--- BEGIN DATA EXCERPT ---

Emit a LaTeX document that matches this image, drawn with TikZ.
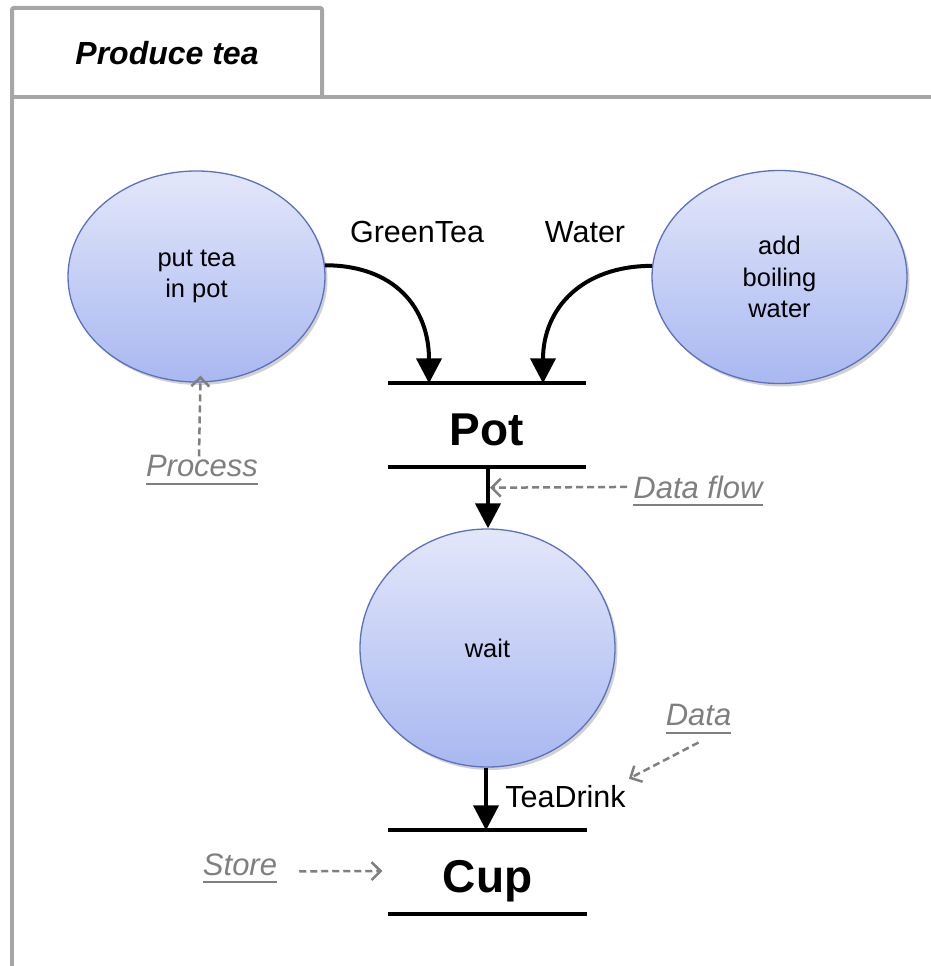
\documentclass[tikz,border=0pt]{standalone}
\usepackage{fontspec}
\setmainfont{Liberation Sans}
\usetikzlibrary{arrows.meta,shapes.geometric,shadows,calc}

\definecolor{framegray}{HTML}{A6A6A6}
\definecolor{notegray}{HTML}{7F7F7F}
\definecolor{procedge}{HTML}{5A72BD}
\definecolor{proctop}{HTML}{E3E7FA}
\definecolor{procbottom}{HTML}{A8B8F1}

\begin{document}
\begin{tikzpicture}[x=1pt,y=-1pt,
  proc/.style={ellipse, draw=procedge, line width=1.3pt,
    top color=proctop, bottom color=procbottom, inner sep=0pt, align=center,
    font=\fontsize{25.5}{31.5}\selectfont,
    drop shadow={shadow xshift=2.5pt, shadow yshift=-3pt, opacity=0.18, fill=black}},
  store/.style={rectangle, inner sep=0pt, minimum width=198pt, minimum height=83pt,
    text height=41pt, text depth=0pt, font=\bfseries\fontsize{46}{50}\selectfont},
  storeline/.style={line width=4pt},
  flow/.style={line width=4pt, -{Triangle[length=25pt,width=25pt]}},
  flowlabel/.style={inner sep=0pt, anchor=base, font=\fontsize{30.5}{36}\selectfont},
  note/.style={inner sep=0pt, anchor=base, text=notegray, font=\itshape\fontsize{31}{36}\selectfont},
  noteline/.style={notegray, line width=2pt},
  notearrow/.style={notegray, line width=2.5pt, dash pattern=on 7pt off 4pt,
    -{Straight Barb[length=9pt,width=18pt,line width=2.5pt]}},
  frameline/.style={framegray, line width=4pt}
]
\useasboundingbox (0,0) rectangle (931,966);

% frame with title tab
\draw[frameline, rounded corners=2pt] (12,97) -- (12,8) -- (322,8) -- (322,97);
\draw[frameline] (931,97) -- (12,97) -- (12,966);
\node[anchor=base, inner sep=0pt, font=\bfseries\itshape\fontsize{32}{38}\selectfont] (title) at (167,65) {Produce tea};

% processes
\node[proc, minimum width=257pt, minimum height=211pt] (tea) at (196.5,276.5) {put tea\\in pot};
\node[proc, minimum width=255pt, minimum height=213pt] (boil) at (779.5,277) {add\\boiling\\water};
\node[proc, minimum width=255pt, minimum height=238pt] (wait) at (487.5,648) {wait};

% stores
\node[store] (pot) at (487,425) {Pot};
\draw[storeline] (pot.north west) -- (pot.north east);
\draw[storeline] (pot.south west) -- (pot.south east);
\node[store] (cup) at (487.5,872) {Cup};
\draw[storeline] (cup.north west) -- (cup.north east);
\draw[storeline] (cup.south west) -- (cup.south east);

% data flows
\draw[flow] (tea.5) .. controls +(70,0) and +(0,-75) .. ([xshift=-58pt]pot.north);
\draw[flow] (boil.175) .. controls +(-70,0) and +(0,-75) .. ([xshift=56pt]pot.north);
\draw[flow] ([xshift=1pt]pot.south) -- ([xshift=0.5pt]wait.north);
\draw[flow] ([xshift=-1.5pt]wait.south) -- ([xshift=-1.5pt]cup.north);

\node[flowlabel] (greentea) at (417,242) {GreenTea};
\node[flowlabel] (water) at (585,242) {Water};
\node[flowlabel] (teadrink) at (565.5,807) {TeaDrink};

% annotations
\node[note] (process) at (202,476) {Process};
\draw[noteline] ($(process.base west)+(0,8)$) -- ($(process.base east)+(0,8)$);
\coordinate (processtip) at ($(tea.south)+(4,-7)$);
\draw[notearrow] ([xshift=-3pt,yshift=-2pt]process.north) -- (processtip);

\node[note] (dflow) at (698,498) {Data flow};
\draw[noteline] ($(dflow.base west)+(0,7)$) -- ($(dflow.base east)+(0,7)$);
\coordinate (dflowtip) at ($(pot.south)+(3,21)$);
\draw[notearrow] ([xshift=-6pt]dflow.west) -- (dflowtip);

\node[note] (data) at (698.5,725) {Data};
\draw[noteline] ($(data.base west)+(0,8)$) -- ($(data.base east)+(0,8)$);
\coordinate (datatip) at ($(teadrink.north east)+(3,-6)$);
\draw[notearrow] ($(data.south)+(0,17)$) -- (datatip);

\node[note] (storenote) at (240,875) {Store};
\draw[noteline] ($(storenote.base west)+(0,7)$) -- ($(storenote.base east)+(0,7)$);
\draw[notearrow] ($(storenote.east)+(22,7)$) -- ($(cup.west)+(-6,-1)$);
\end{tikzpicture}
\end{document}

--- END DATA EXCERPT ---

Leave the images out, please, and restate each line word for word.

SOLUTION TO THE EXERCISE:
Emit a LaTeX document that matches this image, drawn with TikZ.
\documentclass[tikz,border=0pt]{standalone}
\usepackage{fontspec}
\setmainfont{Liberation Sans}
\usetikzlibrary{arrows.meta,shapes.geometric,shadows,calc}

\definecolor{framegray}{HTML}{A6A6A6}
\definecolor{notegray}{HTML}{7F7F7F}
\definecolor{procedge}{HTML}{5A72BD}
\definecolor{proctop}{HTML}{E3E7FA}
\definecolor{procbottom}{HTML}{A8B8F1}

\begin{document}
\begin{tikzpicture}[x=1pt,y=-1pt,
  proc/.style={ellipse, draw=procedge, line width=1.3pt,
    top color=proctop, bottom color=procbottom, inner sep=0pt, align=center,
    font=\fontsize{25.5}{31.5}\selectfont,
    drop shadow={shadow xshift=2.5pt, shadow yshift=-3pt, opacity=0.18, fill=black}},
  store/.style={rectangle, inner sep=0pt, minimum width=198pt, minimum height=83pt,
    text height=41pt, text depth=0pt, font=\bfseries\fontsize{46}{50}\selectfont},
  storeline/.style={line width=4pt},
  flow/.style={line width=4pt, -{Triangle[length=25pt,width=25pt]}},
  flowlabel/.style={inner sep=0pt, anchor=base, font=\fontsize{30.5}{36}\selectfont},
  note/.style={inner sep=0pt, anchor=base, text=notegray, font=\itshape\fontsize{31}{36}\selectfont},
  noteline/.style={notegray, line width=2pt},
  notearrow/.style={notegray, line width=2.5pt, dash pattern=on 7pt off 4pt,
    -{Straight Barb[length=9pt,width=18pt,line width=2.5pt]}},
  frameline/.style={framegray, line width=4pt}
]
\useasboundingbox (0,0) rectangle (931,966);

% frame with title tab
\draw[frameline, rounded corners=2pt] (12,97) -- (12,8) -- (322,8) -- (322,97);
\draw[frameline] (931,97) -- (12,97) -- (12,966);
\node[anchor=base, inner sep=0pt, font=\bfseries\itshape\fontsize{32}{38}\selectfont] (title) at (167,65) {Produce tea};

% processes
\node[proc, minimum width=257pt, minimum height=211pt] (tea) at (196.5,276.5) {put tea\\in pot};
\node[proc, minimum width=255pt, minimum height=213pt] (boil) at (779.5,277) {add\\boiling\\water};
\node[proc, minimum width=255pt, minimum height=238pt] (wait) at (487.5,648) {wait};

% stores
\node[store] (pot) at (487,425) {Pot};
\draw[storeline] (pot.north west) -- (pot.north east);
\draw[storeline] (pot.south west) -- (pot.south east);
\node[store] (cup) at (487.5,872) {Cup};
\draw[storeline] (cup.north west) -- (cup.north east);
\draw[storeline] (cup.south west) -- (cup.south east);

% data flows
\draw[flow] (tea.5) .. controls +(70,0) and +(0,-75) .. ([xshift=-58pt]pot.north);
\draw[flow] (boil.175) .. controls +(-70,0) and +(0,-75) .. ([xshift=56pt]pot.north);
\draw[flow] ([xshift=1pt]pot.south) -- ([xshift=0.5pt]wait.north);
\draw[flow] ([xshift=-1.5pt]wait.south) -- ([xshift=-1.5pt]cup.north);

\node[flowlabel] (greentea) at (417,242) {GreenTea};
\node[flowlabel] (water) at (585,242) {Water};
\node[flowlabel] (teadrink) at (565.5,807) {TeaDrink};

% annotations
\node[note] (process) at (202,476) {Process};
\draw[noteline] ($(process.base west)+(0,8)$) -- ($(process.base east)+(0,8)$);
\coordinate (processtip) at ($(tea.south)+(4,-7)$);
\draw[notearrow] ([xshift=-3pt,yshift=-2pt]process.north) -- (processtip);

\node[note] (dflow) at (698,498) {Data flow};
\draw[noteline] ($(dflow.base west)+(0,7)$) -- ($(dflow.base east)+(0,7)$);
\coordinate (dflowtip) at ($(pot.south)+(3,21)$);
\draw[notearrow] ([xshift=-6pt]dflow.west) -- (dflowtip);

\node[note] (data) at (698.5,725) {Data};
\draw[noteline] ($(data.base west)+(0,8)$) -- ($(data.base east)+(0,8)$);
\coordinate (datatip) at ($(teadrink.north east)+(3,-6)$);
\draw[notearrow] ($(data.south)+(0,17)$) -- (datatip);

\node[note] (storenote) at (240,875) {Store};
\draw[noteline] ($(storenote.base west)+(0,7)$) -- ($(storenote.base east)+(0,7)$);
\draw[notearrow] ($(storenote.east)+(22,7)$) -- ($(cup.west)+(-6,-1)$);
\end{tikzpicture}
\end{document}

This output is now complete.